May 14, 2013
It’s standard practice for short sellers to kick dirt on their targets, and Kyle Bass is doing just that by asserting that Japan’s economy is on the verge of a financial crisis. In a talk on May 3, he said that Japan’s demise is imminent. So far, though, Bass has been wrong – and he has his detractors, who are far less certain of Japan’s destiny.
Bass is the founder of Hayman Capital, a Dallas-based hedge fund. He was featured prominently in Michael Lewis’ book, The Big Short, for profiting from investments during the sub-prime crisis, which he accurately predicted. He spoke at the Strategic Investment Conference in Carlsbad, CA, which was sponsored by Altegris Investments and John Mauldin.
Bass reiterated the same points he made in a talk he gave at the University of Virginia in November last year and which he has given on other occasions, including a speech at Jim Grant’s conference a month ago.
Bass’ predictions have not been accurate, at least so far. In his UVA talk, Bass said Japan was “already in checkmate” without policy options and that a crisis would unfold in the next 18 months. Now, six months later, Bass said “the beginning of the end has begun in Japan.” He again stated that it will be 18 months to two years before a full crisis unfolds.

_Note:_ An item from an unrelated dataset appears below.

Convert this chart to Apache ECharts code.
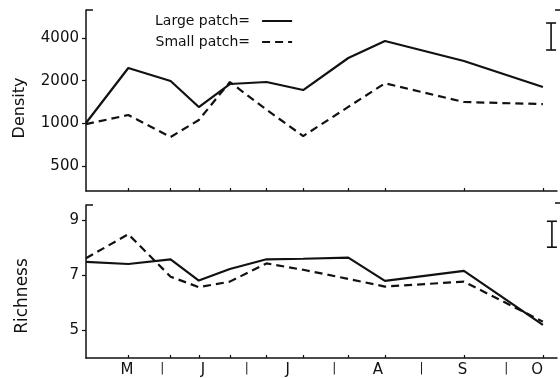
<!DOCTYPE html>
<html><head><meta charset="utf-8">
<script src="https://cdn.jsdelivr.net/npm/echarts@6/dist/echarts.min.js"></script>
<style>html,body{margin:0;padding:0;background:#fff}#c{width:560px;height:378px}</style>
</head><body><div id="c"></div>
<script>
// sampling dates, as days after 1 May
const sampleDays = [4, 19, 34, 44, 55, 68, 81, 97, 110, 138, 166];
// density (log scale)
const densityLarge = [1005, 2456, 1988, 1303, 1893, 1956, 1717, 2889, 3807, 2751, 1803];
const densitySmall = [987, 1144, 800, 1055, 1956, 1248, 813, 1305, 1916, 1413, 1366];
// species richness
const richnessLarge = [7.49, 7.41, 7.58, 6.81, 7.23, 7.58, 7.60, 7.64, 6.80, 7.16, 5.20];
const richnessSmall = [7.62, 8.49, 6.95, 6.57, 6.77, 7.43, 7.20, 6.87, 6.59, 6.77, 5.32];
// month labels on the time axis
const monthLabels = ['M', '|', 'J', '|', 'J', '|', 'A', '|', 'S', '|', 'O'];
const monthLabelDays = [18.5, 31, 45.5, 61, 75.5, 92, 107.5, 123, 137.5, 153, 164];
// tick labels
const densityTicks = [500, 1000, 2000, 4000];
const richnessTicks = [5, 7, 9];
// least-significant-difference bars [day, low, high]
const densityLSD = [[168.9, 3290, 5100]];
const richnessLSD = [[169.2, 8.02, 8.96]];

const INK = '#111';
const FONT = 'DejaVu Sans';
const labelMap = {};
monthLabelDays.forEach((d, i) => { labelMap[d] = monthLabels[i]; });

function pair(xs, ys) { return xs.map((x, i) => [x, ys[i]]); }

function lsdRender(params, api) {
  const x = api.value(0), lo = api.value(1), hi = api.value(2);
  const a = api.coord([x, lo]), b = api.coord([x, hi]);
  const w = 5;
  const st = { stroke: INK, lineWidth: 1.6 };
  return { type: 'group', children: [
    { type: 'line', shape: { x1: a[0], y1: a[1], x2: b[0], y2: b[1] }, style: st },
    { type: 'line', shape: { x1: a[0] - w, y1: a[1], x2: a[0] + w, y2: a[1] }, style: st },
    { type: 'line', shape: { x1: b[0] - w, y1: b[1], x2: b[0] + w, y2: b[1] }, style: st }
  ]};
}

const xMin = 4, xMax = 171;
function xAxis(idx, withLabels) {
  return {
    type: 'value', gridIndex: idx, min: xMin, max: xMax,
    axisLine: { show: true, lineStyle: { color: INK, width: 1.5 } },
    axisTick: { show: true, inside: true, length: 3, lineStyle: { color: INK, width: 1.2 }, customValues: sampleDays.slice(1) },
    axisLabel: withLabels ? {
      show: true, customValues: monthLabelDays, margin: 5,
      formatter: v => {
        const t = labelMap[v];
        if (t === undefined) return '';
        return t === '|' ? '{bar|' + t + '}' : t;
      },
      rich: { bar: { fontFamily: FONT, fontSize: 12, color: INK, padding: [0, 0, 4, 0] } },
      color: INK, fontFamily: FONT, fontSize: 15
    } : { show: false },
    splitLine: { show: false }
  };
}

const yCommon = {
  axisLine: { show: true, lineStyle: { color: INK, width: 1.5 } },
  splitLine: { show: false }
};

const option = {
  animation: false,
  backgroundColor: '#fff',
  grid: [
    { left: 86, right: 3, top: 10, height: 181 },
    { left: 86, right: 3, top: 205, height: 153 }
  ],
  legend: {
    data: ['Large patch', 'Small patch'],
    orient: 'vertical', left: 150, top: 9, align: 'right',
    itemWidth: 30, itemHeight: 10, itemGap: 7,
    itemStyle: { opacity: 0, borderWidth: 0 },
    formatter: n => n + '=',
    textStyle: { color: INK, fontFamily: FONT, fontSize: 14, padding: [0, 7, 0, 0] }
  },
  xAxis: [xAxis(0, false), xAxis(1, true)],
  yAxis: [
    Object.assign({
      type: 'log', gridIndex: 0, logBase: 10, min: 333, max: 6300,
      axisTick: { show: true, length: 4, lineStyle: { color: INK, width: 1.2 }, customValues: densityTicks },
      axisLabel: { show: true, customValues: densityTicks, margin: 7, color: INK, fontFamily: FONT, fontSize: 15,
        formatter: v => String(Math.round(v)) }
    }, yCommon),
    Object.assign({
      type: 'value', gridIndex: 1, min: 4, max: 9.55,
      axisTick: { show: true, length: 4, lineStyle: { color: INK, width: 1.2 }, customValues: richnessTicks },
      axisLabel: { show: true, customValues: richnessTicks, margin: 7, color: INK, fontFamily: FONT, fontSize: 15,
        formatter: v => String(Math.round(v)) }
    }, yCommon)
  ],
  series: [
    { name: 'Large patch', type: 'line', xAxisIndex: 0, yAxisIndex: 0, data: pair(sampleDays, densityLarge),
      symbol: 'none', lineStyle: { color: INK, width: 2.2 }, itemStyle: { color: INK } },
    { name: 'Small patch', type: 'line', xAxisIndex: 0, yAxisIndex: 0, data: pair(sampleDays, densitySmall),
      symbol: 'none', lineStyle: { color: INK, width: 2.2, type: [8, 5] }, itemStyle: { color: INK } },
    { name: 'Large patch', type: 'line', xAxisIndex: 1, yAxisIndex: 1, data: pair(sampleDays, richnessLarge),
      symbol: 'none', lineStyle: { color: INK, width: 2.2 }, itemStyle: { color: INK } },
    { name: 'Small patch', type: 'line', xAxisIndex: 1, yAxisIndex: 1, data: pair(sampleDays, richnessSmall),
      symbol: 'none', lineStyle: { color: INK, width: 2.2, type: [8, 5] }, itemStyle: { color: INK } },
    { type: 'custom', xAxisIndex: 0, yAxisIndex: 0, data: densityLSD, renderItem: lsdRender, silent: true,
      encode: { x: 0, y: [1, 2] } },
    { type: 'custom', xAxisIndex: 1, yAxisIndex: 1, data: richnessLSD, renderItem: lsdRender, silent: true,
      encode: { x: 0, y: [1, 2] } }
  ],
  graphic: [
    { type: 'text', x: 20, y: 108, rotation: Math.PI / 2,
      style: { text: 'Density', fill: INK, font: '16px "DejaVu Sans"', align: 'center', verticalAlign: 'middle' } },
    { type: 'text', x: 23, y: 296, rotation: Math.PI / 2,
      style: { text: 'Richness', fill: INK, font: '17px "DejaVu Sans"', align: 'center', verticalAlign: 'middle' } },
    { type: 'line', shape: { x1: 86, y1: 10, x2: 93, y2: 10 }, style: { stroke: INK, lineWidth: 1.5 } },
    { type: 'line', shape: { x1: 86, y1: 205, x2: 93, y2: 205 }, style: { stroke: INK, lineWidth: 1.5 } },
    { type: 'line', shape: { x1: 555, y1: 10, x2: 560, y2: 10 }, style: { stroke: INK, lineWidth: 1.5 } },
    { type: 'line', shape: { x1: 555, y1: 203, x2: 560, y2: 203 }, style: { stroke: INK, lineWidth: 1.5 } }
  ]
};

const chart = echarts.init(document.getElementById('c'), null, { renderer: 'canvas' });
chart.setOption(option);
</script>
</body></html>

You can read my earlier account of Bass’ UVA talk to understand why he thinks Japan is doomed. Let’s now look at why others – many of whom spoke at the Strategic Investment Conference – think he may be mistaken.
Nouriel Roubini, an economist and professor at NYU, laid out a scenario whereby Japan would avert a crisis. He said that a five-part plan would be necessary:
- Aggressive monetary easing through 2014.
- Fiscal stimulus this year, followed by some austerity in the next two years to stabilize deficit growth.
- An agreement within the next four years to increase wages and boost domestic demand.
- Structural reforms, which he said would be announced in June, to deregulate its economy.
- The Trans-Pacific Partnership, which would boost trade and productivity.
If all five strategies are implemented, Roubini said Japan could benefit from a weakening yen, a rising stock market, an end to deflation and stabilization or modest GDP growth. But if all five are not implemented – for example, if the first two steps are taken (which Roubini said were easy) but the others postponed – then Japan “will eventually have a disaster,” he said.